Strongly in favor of this change, it makes the language more consistent and favors clearly denoting side-effects with : Unit.

quiray · August 17, 2018, 5:43pm

Yes, you are technically correct. It returns a value which programmer never cares about, because the return value is known at a compilation time. Just because it can be made more regular doesn’t mean it improves the language. For example would you say that dropping for or match (both can be expressed by other, more “regular”, constructs thus removing irregularity, both are non-trivial from the perspective of the compiler) is a good direction?

If I keep using Scala and this proposal passes (it seems it is already decided), it will be for me quite a downgrade. I won’t be using mouthy : Unit = {, but a shorter version = { which will lead to worse type checking, since I am no longer guaranteed a method will return Unit (a random type from last expression of a method can propagate and can lead to confusing types - worse error messages, and I would also expect to worsen compilation times slightly).

I don’t really like the approach “beginner/compiler friendly at a cost of everybody else”. Simple default warning when using procedure syntax (e.g. “You are using an advanced language feature…” describing what procedure syntax is) with a compiler flag to disable it would IMO suffice to help beginners (and people who don’t want to use it).

The language direction seems incoherent from my perspective. In an other thread, Mr. Odersky is against val in for comprehension, even though it would lead to a more regular language - brevity is obviously preferred. Yet here it seems making the language a bit worse for intermediate/advanced users to keep code concise is suddenly no longer a preferred direction, being regular wins here.
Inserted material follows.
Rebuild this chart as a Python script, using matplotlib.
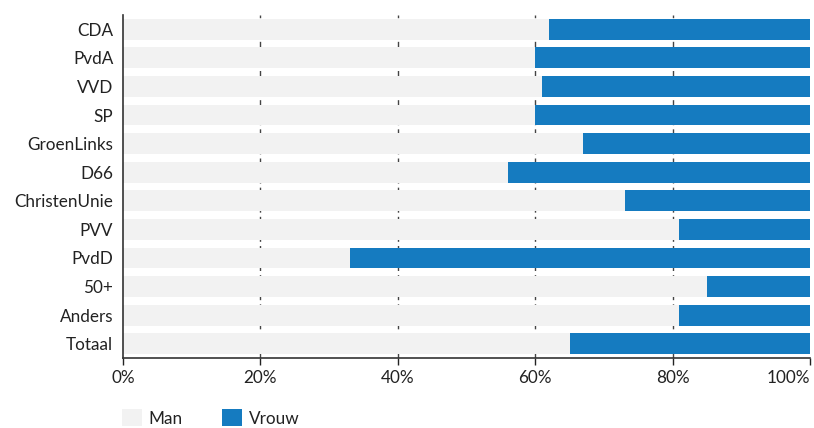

tpolecat · August 17, 2018, 8:19pm

I am in favor of this change because it removes a special case. Unit should be treated like any other type.

som-snytt · August 18, 2018, 3:17am

Apparently, any type with literal support in the language must be treated with suspicion.

(), true|false, 42, "hello, world", null

There are magic numbers and magic strings. We should start referring to the magic unit value.

Issue to lint inferred Unit.

I didn’t feel strongly about this topic when teachers of beginners began to report a few years ago that procedure syntax was confusing. But the pro-procedurists have persuaded me, and I also wish it had been relegated to a SIP-18 feature flag.

My biggest pain point is writing unit tests with : Unit =. But now, resigned to the new syntax, I realize that my test framework should not require me to write unit tests that way.

Has anyone checked whether Unit could be omitted? Then the Ur-assignment operator could be resurrected:

def f() := println("hello, world")

to mean omitted Unit.

I can’t wait for class syntax to evolve to class C = { } because I’ll miss having this conversation.